A Mathematical Escape Hatch
A new study published by the LIFE collaboration proposes a mathematical escape hatch that could make finding "Earth 2.0" significantly easier.
The Breakthrough: Phase-Space Synthesis Decomposition (PSSD)
By implementing a method called Phase-Space Synthesis Decomposition (PSSD), researchers argue we can relax the impossible stability requirements by a factor of 10 to 15.
This matters because it moves the timeline for finding habitable worlds from "technologically prohibitive" to "physically achievable" within our lifetime.
Shifting the Perspective
The breakthrough lies in a change of approach.
Traditional Method: Stability Through Rotation
- Relies on telescopes rotating slowly over days to distinguish a planet from stellar noise.
- Requires the instrument to stay perfectly stable for the entire rotation period.
PSSD Method: Stability Through Spectrum
- Prioritizes the wavelength domain, using the light's own spectrum to "fingerprint" the planet's location.
- Because stellar glare and planetary signal have fundamentally different spectral behaviors, the algorithm can decouple them.
- This eliminates the need for spacecraft to remain perfectly rigid for weeks.
Simulated Results Speak Volumes
In numerical simulations of a Sun-like system 10 parsecs away, the results were stark:
Extreme Error Tolerance Test
- Systematic Error Introduced: 11.3 nm RMS (fifteen times the original tolerance).
- PSSD Performance: Successfully detected Earth and Venus analogs with Signal-to-Noise Ratios (SNRs) of 6.1 and 6.9.
- Traditional Method Performance: Collapsed entirely, yielding SNRs as low as 0.4 under the same noisy conditions.
The Remaining Hurdles
This doesn't mean the mission is suddenly easy. Significant challenges remain:
The Short-Wavelength Penalty
- Signals below 7.5 μm become dangerously muddled by stellar leakage, reducing detection efficacy.

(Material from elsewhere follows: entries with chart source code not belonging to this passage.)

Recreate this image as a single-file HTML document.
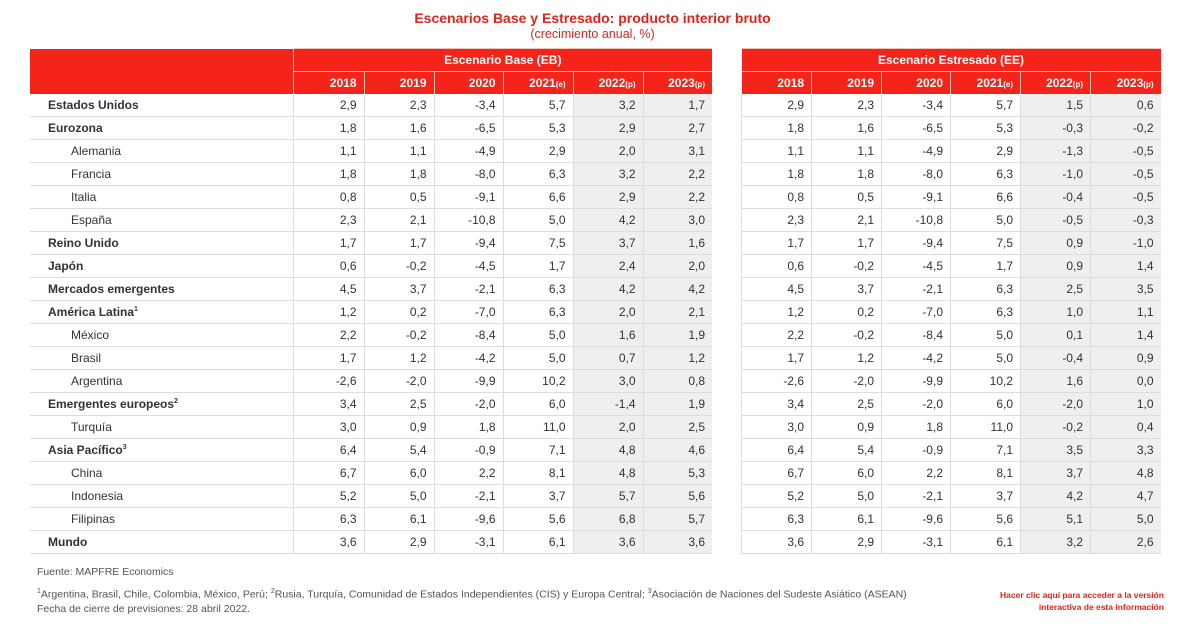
<!DOCTYPE html>
<html><head><meta charset="utf-8"><style>
body{margin:0;width:1185px;height:634px;background:#fff;font-family:"Liberation Sans",sans-serif;position:relative;overflow:hidden;color:#333}
.t{position:absolute;left:0;width:1185px;text-align:center;color:#e2231a}
table{position:absolute;top:48px;border-collapse:collapse;table-layout:fixed;font-size:12px}
td,th{padding:0 7px 0 0;text-align:right;height:22px;white-space:nowrap;overflow:hidden}
th{background:#f4241a;color:#fff;font-weight:bold;border-left:1px solid #f5c0b5;border-top:1px solid #f5c0b5}
th.top{text-align:center;padding:0}
th.lab{border:none}
td{border-bottom:1px solid #ddd;border-left:1px solid #ddd;height:22px}
td.l{text-align:left;padding-left:18px;border-left:none;font-weight:bold;color:#333}
td.i{text-align:left;padding-left:41px;border-left:none;color:#333}
td.g{background:#efefef}
sup{font-size:7px}
small{font-size:8px}
.f{position:absolute;left:37px;font-size:10.5px;color:#555}
</style></head><body>
<div class="t" style="top:10px;font-size:14px;font-weight:bold">Escenarios Base y Estresado: producto interior bruto</div>
<div class="t" style="top:27px;font-size:12.5px">(crecimiento anual, %)</div>

<table style="left:30px;width:682px">
<colgroup><col style="width:263px"><col style="width:71px"><col style="width:70px"><col style="width:69px"><col style="width:70px"><col style="width:70px"><col style="width:69px"></colgroup>
<tr><th class="lab" rowspan="2" style="height:45px"></th><th class="top" colspan="6">Escenario Base (EB)</th></tr>
<tr><th>2018</th><th>2019</th><th>2020</th><th>2021<small>(e)</small></th><th>2022<small>(p)</small></th><th>2023<small>(p)</small></th></tr>
<tr><td class="l">Estados Unidos</td><td>2,9</td><td>2,3</td><td>-3,4</td><td>5,7</td><td class="g">3,2</td><td class="g">1,7</td></tr>
<tr><td class="l">Eurozona</td><td>1,8</td><td>1,6</td><td>-6,5</td><td>5,3</td><td class="g">2,9</td><td class="g">2,7</td></tr>
<tr><td class="i">Alemania</td><td>1,1</td><td>1,1</td><td>-4,9</td><td>2,9</td><td class="g">2,0</td><td class="g">3,1</td></tr>
<tr><td class="i">Francia</td><td>1,8</td><td>1,8</td><td>-8,0</td><td>6,3</td><td class="g">3,2</td><td class="g">2,2</td></tr>
<tr><td class="i">Italia</td><td>0,8</td><td>0,5</td><td>-9,1</td><td>6,6</td><td class="g">2,9</td><td class="g">2,2</td></tr>
<tr><td class="i">España</td><td>2,3</td><td>2,1</td><td>-10,8</td><td>5,0</td><td class="g">4,2</td><td class="g">3,0</td></tr>
<tr><td class="l">Reino Unido</td><td>1,7</td><td>1,7</td><td>-9,4</td><td>7,5</td><td class="g">3,7</td><td class="g">1,6</td></tr>
<tr><td class="l">Japón</td><td>0,6</td><td>-0,2</td><td>-4,5</td><td>1,7</td><td class="g">2,4</td><td class="g">2,0</td></tr>
<tr><td class="l">Mercados emergentes</td><td>4,5</td><td>3,7</td><td>-2,1</td><td>6,3</td><td class="g">4,2</td><td class="g">4,2</td></tr>
<tr><td class="l">América Latina<sup>1</sup></td><td>1,2</td><td>0,2</td><td>-7,0</td><td>6,3</td><td class="g">2,0</td><td class="g">2,1</td></tr>
<tr><td class="i">México</td><td>2,2</td><td>-0,2</td><td>-8,4</td><td>5,0</td><td class="g">1,6</td><td class="g">1,9</td></tr>
<tr><td class="i">Brasil</td><td>1,7</td><td>1,2</td><td>-4,2</td><td>5,0</td><td class="g">0,7</td><td class="g">1,2</td></tr>
<tr><td class="i">Argentina</td><td>-2,6</td><td>-2,0</td><td>-9,9</td><td>10,2</td><td class="g">3,0</td><td class="g">0,8</td></tr>
<tr><td class="l">Emergentes europeos<sup>2</sup></td><td>3,4</td><td>2,5</td><td>-2,0</td><td>6,0</td><td class="g">-1,4</td><td class="g">1,9</td></tr>
<tr><td class="i">Turquía</td><td>3,0</td><td>0,9</td><td>1,8</td><td>11,0</td><td class="g">2,0</td><td class="g">2,5</td></tr>
<tr><td class="l">Asia Pacífico<sup>3</sup></td><td>6,4</td><td>5,4</td><td>-0,9</td><td>7,1</td><td class="g">4,8</td><td class="g">4,6</td></tr>
<tr><td class="i">China</td><td>6,7</td><td>6,0</td><td>2,2</td><td>8,1</td><td class="g">4,8</td><td class="g">5,3</td></tr>
<tr><td class="i">Indonesia</td><td>5,2</td><td>5,0</td><td>-2,1</td><td>3,7</td><td class="g">5,7</td><td class="g">5,6</td></tr>
<tr><td class="i">Filipinas</td><td>6,3</td><td>6,1</td><td>-9,6</td><td>5,6</td><td class="g">6,8</td><td class="g">5,7</td></tr>
<tr><td class="l">Mundo</td><td>3,6</td><td>2,9</td><td>-3,1</td><td>6,1</td><td class="g">3,6</td><td class="g">3,6</td></tr>
</table>

<table style="left:741px;width:419px">
<colgroup><col style="width:70px"><col style="width:70px"><col style="width:69px"><col style="width:70px"><col style="width:70px"><col style="width:70px"></colgroup>
<tr><th class="top" colspan="6" style="border-left:none">Escenario Estresado (EE)</th></tr>
<tr><th style="border-left:none">2018</th><th>2019</th><th>2020</th><th>2021<small>(e)</small></th><th>2022<small>(p)</small></th><th>2023<small>(p)</small></th></tr>
<tr><td>2,9</td><td>2,3</td><td>-3,4</td><td>5,7</td><td class="g">1,5</td><td class="g">0,6</td></tr>
<tr><td>1,8</td><td>1,6</td><td>-6,5</td><td>5,3</td><td class="g">-0,3</td><td class="g">-0,2</td></tr>
<tr><td>1,1</td><td>1,1</td><td>-4,9</td><td>2,9</td><td class="g">-1,3</td><td class="g">-0,5</td></tr>
<tr><td>1,8</td><td>1,8</td><td>-8,0</td><td>6,3</td><td class="g">-1,0</td><td class="g">-0,5</td></tr>
<tr><td>0,8</td><td>0,5</td><td>-9,1</td><td>6,6</td><td class="g">-0,4</td><td class="g">-0,5</td></tr>
<tr><td>2,3</td><td>2,1</td><td>-10,8</td><td>5,0</td><td class="g">-0,5</td><td class="g">-0,3</td></tr>
<tr><td>1,7</td><td>1,7</td><td>-9,4</td><td>7,5</td><td class="g">0,9</td><td class="g">-1,0</td></tr>
<tr><td>0,6</td><td>-0,2</td><td>-4,5</td><td>1,7</td><td class="g">0,9</td><td class="g">1,4</td></tr>
<tr><td>4,5</td><td>3,7</td><td>-2,1</td><td>6,3</td><td class="g">2,5</td><td class="g">3,5</td></tr>
<tr><td>1,2</td><td>0,2</td><td>-7,0</td><td>6,3</td><td class="g">1,0</td><td class="g">1,1</td></tr>
<tr><td>2,2</td><td>-0,2</td><td>-8,4</td><td>5,0</td><td class="g">0,1</td><td class="g">1,4</td></tr>
<tr><td>1,7</td><td>1,2</td><td>-4,2</td><td>5,0</td><td class="g">-0,4</td><td class="g">0,9</td></tr>
<tr><td>-2,6</td><td>-2,0</td><td>-9,9</td><td>10,2</td><td class="g">1,6</td><td class="g">0,0</td></tr>
<tr><td>3,4</td><td>2,5</td><td>-2,0</td><td>6,0</td><td class="g">-2,0</td><td class="g">1,0</td></tr>
<tr><td>3,0</td><td>0,9</td><td>1,8</td><td>11,0</td><td class="g">-0,2</td><td class="g">0,4</td></tr>
<tr><td>6,4</td><td>5,4</td><td>-0,9</td><td>7,1</td><td class="g">3,5</td><td class="g">3,3</td></tr>
<tr><td>6,7</td><td>6,0</td><td>2,2</td><td>8,1</td><td class="g">3,7</td><td class="g">4,8</td></tr>
<tr><td>5,2</td><td>5,0</td><td>-2,1</td><td>3,7</td><td class="g">4,2</td><td class="g">4,7</td></tr>
<tr><td>6,3</td><td>6,1</td><td>-9,6</td><td>5,6</td><td class="g">5,1</td><td class="g">5,0</td></tr>
<tr><td>3,6</td><td>2,9</td><td>-3,1</td><td>6,1</td><td class="g">3,2</td><td class="g">2,6</td></tr>
</table>

<div class="f" style="top:566px">Fuente: MAPFRE Economics</div>
<div class="f" style="top:588px"><sup>1</sup>Argentina, Brasil, Chile, Colombia, México, Perú; <sup>2</sup>Rusia, Turquía, Comunidad de Estados Independientes (CIS) y Europa Central; <sup>3</sup>Asociación de Naciones del Sudeste Asiático (ASEAN)</div>
<div class="f" style="top:603px">Fecha de cierre de previsiones: 28 abril 2022.</div>
<div style="position:absolute;left:900px;width:264px;top:589px;text-align:right;font-size:8.5px;font-weight:bold;color:#e2231a;line-height:12px">Hacer clic aquí para acceder a la versión<br>interactiva de esta información</div>
</body></html>
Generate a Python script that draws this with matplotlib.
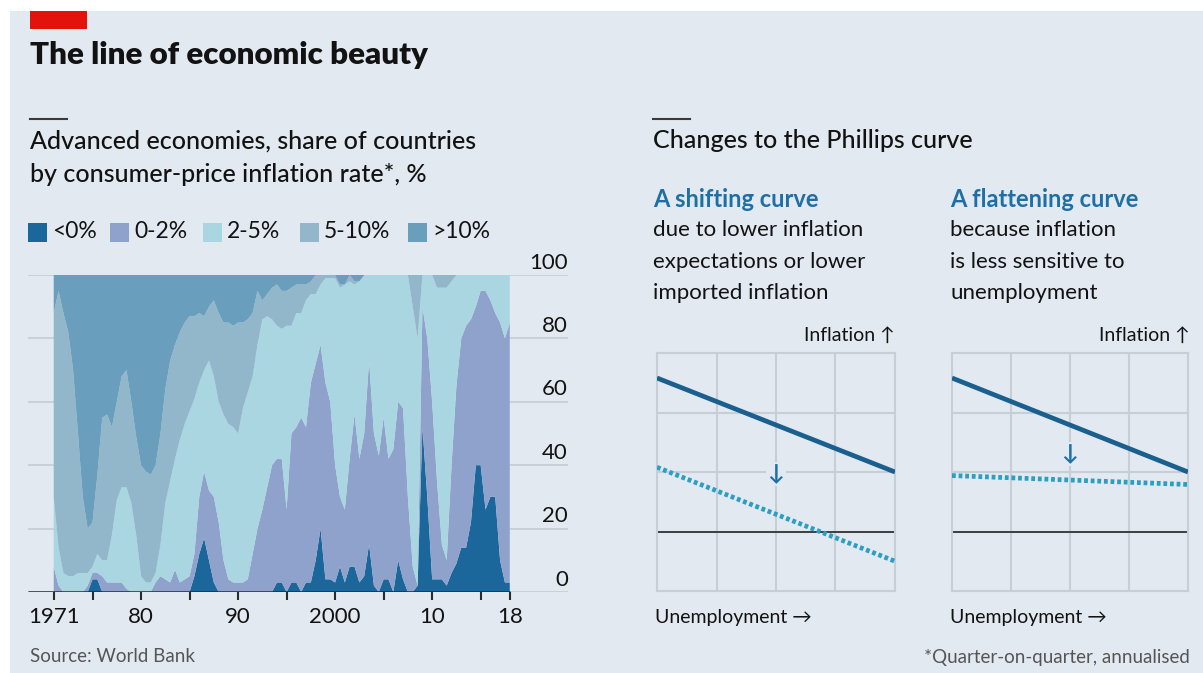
import numpy as np
import matplotlib.pyplot as plt
from matplotlib.patches import Rectangle
from matplotlib.lines import Line2D

plt.rcParams['font.family'] = ['Lato', 'DejaVu Sans']

# half-yearly readings, 1971 - 2018
years = np.arange(1971.0, 2018.01, 0.5)

# cumulative share of countries (%) with inflation below each threshold
below_0 = [0, 0, 0, 0, 0, 0, 0, 0, 4, 4, 0, 0, 0, 0, 0, 0, 0, 0, 0, 0,
           0, 0, 0, 0, 0, 0, 0, 0, 0, 5, 12, 17, 10, 3, 0, 0, 0, 0, 0, 0,
           0, 0, 0, 0, 0, 0, 3, 3, 0, 3, 3, 0, 3, 3, 10, 20, 4, 4, 3, 8,
           3, 8, 8, 3, 5, 15, 2, 0, 4, 4, 0, 10, 4, 0, 0, 2, 52, 30, 4, 4,
           4, 2, 6, 9, 14, 14, 22, 40, 40, 26, 30, 30, 10, 3, 3]
below_2 = [8, 2, 0, 0, 0, 0, 0, 2, 6, 6, 5, 3, 3, 3, 3, 1, 0, 0, 0, 0,
           0, 3, 5, 4, 3, 7, 3, 4, 5, 12, 30, 38, 32, 30, 22, 10, 4, 3, 3, 3,
           4, 12, 20, 26, 33, 40, 42, 42, 26, 50, 52, 55, 52, 66, 72, 78, 66, 60, 40, 30,
           26, 42, 56, 42, 50, 73, 50, 43, 55, 42, 45, 60, 58, 30, 8, 2, 90, 80, 60, 35,
           15, 10, 40, 65, 80, 84, 86, 90, 95, 95, 92, 88, 85, 80, 85]
below_5 = [30, 14, 6, 5, 5, 6, 6, 6, 8, 12, 10, 10, 18, 29, 33, 33, 28, 18, 5, 3,
           3, 6, 15, 28, 35, 42, 48, 53, 57, 61, 66, 70, 73, 68, 60, 56, 53, 52, 50, 58,
           63, 68, 78, 86, 87, 86, 84, 83, 84, 84, 88, 88, 92, 94, 94, 97, 99, 99, 99, 96,
           97, 98, 97, 98, 100, 100, 100, 100, 100, 100, 100, 100, 100, 100, 90, 80, 100, 100, 100, 96,
           96, 96, 98, 100, 100, 100, 100, 100, 100, 100, 100, 100, 100, 100, 100]
below_10 = [88, 95, 88, 82, 70, 50, 30, 20, 22, 37, 55, 56, 52, 60, 68, 70, 60, 49, 40, 38,
            37, 40, 50, 64, 73, 78, 82, 85, 87, 87, 88, 87, 90, 92, 88, 85, 85, 84, 85, 85,
            86, 88, 95, 92, 94, 96, 97, 95, 95, 96, 97, 97, 97, 98, 100, 100, 100, 100, 100, 97,
            97, 100, 98, 98, 100, 100, 100, 100, 100, 100, 100, 100, 100, 100, 100, 100, 100, 100, 100, 100,
            100, 100, 100, 100, 100, 100, 100, 100, 100, 100, 100, 100, 100, 100, 100]

bands = ['<0%', '0-2%', '2-5%', '5-10%', '>10%']
band_colors = ['#1b669b', '#8fa2cb', '#a9d6e1', '#92b7cb', '#6a9ebd']

x_ticks = [1971, 1975, 1980, 1985, 1990, 1995, 2000, 2005, 2010, 2015, 2018]
x_labels = ['1971', '', '80', '', '90', '', '2000', '', '10', '', '18']
y_ticks = [0, 20, 40, 60, 80, 100]

# Phillips-curve sketches
unemp = [0, 4]
curve_before = [3.58, 2.0]
curve_shifted = [2.08, 0.5]
curve_flat = [1.94, 1.79]

W, H = 1203, 673
bg = '#e2e9f1'
ink = '#121212'
blue = '#1d6fa5'


def box(x0, y0, x1, y1):
    return [x0 / W, 1 - y1 / H, (x1 - x0) / W, (y1 - y0) / H]


def ftext(x, y, s, **kw):
    kw.setdefault('va', 'center')
    kw.setdefault('color', ink)
    fig.text(x / W, 1 - y / H, s, **kw)


fig = plt.figure(figsize=(W / 100, H / 100), dpi=100, facecolor='white')
fig.patches.append(Rectangle((10 / W, 0), 1 - 10 / W, 1 - 11 / H, transform=fig.transFigure,
                             facecolor=bg, edgecolor='none', zorder=-10))
fig.patches.append(Rectangle((30 / W, 1 - 29 / H), 57 / W, 18 / H, transform=fig.transFigure,
                             facecolor='#e3120b', edgecolor='none'))

ftext(30, 55, 'The line of economic beauty', fontsize=22.5, fontweight='heavy')
for x0 in (30, 653):
    fig.add_artist(Line2D([x0 / W, (x0 + 37) / W], [1 - 119 / H] * 2, color='#3a3a3a', lw=1.5))
ftext(30, 141, 'Advanced economies, share of countries', fontsize=18, fontweight='medium')
ftext(30, 175, 'by consumer-price inflation rate*, %', fontsize=18, fontweight='medium')

# legend
for x, lab, col in zip([28, 110, 203, 300, 408], bands, band_colors):
    fig.patches.append(Rectangle((x / W, 1 - 242 / H), 19 / W, 19 / H, transform=fig.transFigure,
                                 facecolor=col, edgecolor='none'))
    ftext(x + 24, 232, lab, fontsize=16.5)

# stacked area chart
ax = fig.add_axes(box(28, 275, 568, 592))
ax.set_facecolor('none')
cum = np.vstack([below_0, below_2, below_5, below_10, np.full(len(years), 100)])
shares = np.diff(np.vstack([np.zeros(len(years)), cum]), axis=0)
ax.stackplot(years, shares, colors=band_colors, linewidth=0, zorder=2)
ax.set_xlim(1968.35, 2024.0)
ax.set_ylim(0, 100)
ax.set_yticks(y_ticks)
ax.yaxis.grid(True, color='#c4cbd3', lw=1.2, zorder=0)
ax.set_axisbelow(True)
ax.tick_params(axis='y', length=0, labelleft=False)
for v in y_ticks:
    ax.text(2024.0, v + 3.9, str(v), ha='right', va='center', fontsize=16, color=ink)
ax.hlines(0, 1968.35, 2018.0, color='#2b2b2b', lw=1.8, zorder=3)
ax.set_xticks(x_ticks)
ax.set_xticklabels(x_labels)
ax.tick_params(axis='x', direction='out', length=6, width=1.5, color='#2b2b2b',
               labelsize=16, labelcolor=ink, pad=5)
for s in ax.spines.values():
    s.set_visible(False)

# Phillips curve text
ftext(653, 141, 'Changes to the Phillips curve', fontsize=18, fontweight='medium')
ftext(653, 199, 'A shifting curve', fontsize=17, fontweight='bold', color=blue)
for y, line in zip([230, 262, 293], ['due to lower inflation', 'expectations or lower', 'imported inflation']):
    ftext(653, y, line, fontsize=16)
ftext(950, 199, 'A flattening curve', fontsize=17, fontweight='bold', color=blue)
for y, line in zip([230, 262, 293], ['because inflation', 'is less sensitive to', 'unemployment']):
    ftext(950, y, line, fontsize=16)

panels = [(box(657, 353, 895, 591), curve_shifted, 1.97, 895, 655),
          (box(952, 353, 1188, 591), curve_flat, 2.3, 1190, 950)]
for pos, new_curve, arrow_y, x_inf, x_unemp in panels:
    pax = fig.add_axes(pos)
    pax.set_facecolor('none')
    pax.set_xlim(0, 4)
    pax.set_ylim(0, 4)
    pax.set_xticks([1, 2, 3])
    pax.set_yticks([1, 2, 3])
    pax.grid(True, color='#c6ced6', lw=1.5)
    pax.tick_params(length=0, labelbottom=False, labelleft=False)
    for s in pax.spines.values():
        s.set_color('#c6ced6')
        s.set_linewidth(1.5)
    pax.axhline(1, color='#262626', lw=1.2, zorder=2)
    pax.plot(unemp, curve_before, color='#1b5f8f', lw=3.4, solid_capstyle='butt', zorder=3)
    pax.plot(unemp, new_curve, color='#2a9ec3', lw=3.4, linestyle=(0, (0.8, 0.6)),
             dash_capstyle='butt', zorder=3)
    pax.text(2, arrow_y, '↓', ha='center', va='center', fontsize=16, fontweight='bold',
             color=blue, zorder=4, bbox=dict(facecolor=bg, edgecolor='none', pad=1))
    ftext(x_inf, 335, 'Inflation ↑', fontsize=14, ha='right')
    ftext(x_unemp, 618, 'Unemployment →', fontsize=14)

ftext(30, 657, 'Source: World Bank', fontsize=13.5, color='#555555')
ftext(1190, 657, '*Quarter-on-quarter, annualised', fontsize=13.5, color='#555555', ha='right')

fig.savefig('out.png', dpi=100, facecolor=fig.get_facecolor())
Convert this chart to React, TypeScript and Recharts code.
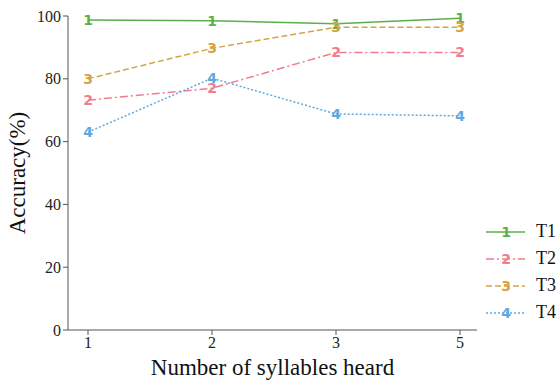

The Assumption of Smoothness
- The algorithm assumes a relatively smooth planetary spectrum.
- If a distant world has oddly "jagged" spectral features, the math might struggle to locate it accurately.
From Detection to Characterization
While detection may now be possible with a "wobbling" instrument, deeper analysis poses new demands.
Characterizing an Atmosphere
To characterize the atmosphere of a found world—searching for biosignatures like oxygen or methane—the mission still requires:
- 75 days of integration time.
- A pre-subtraction step if a bright "Hot Jupiter" is lurking in the same system, to avoid signal contamination.
Based on: Large Interferometer For Exoplanets (LIFE): XI. Phase-space synthesis decomposition for planet detection and characterization (August 4, 2023).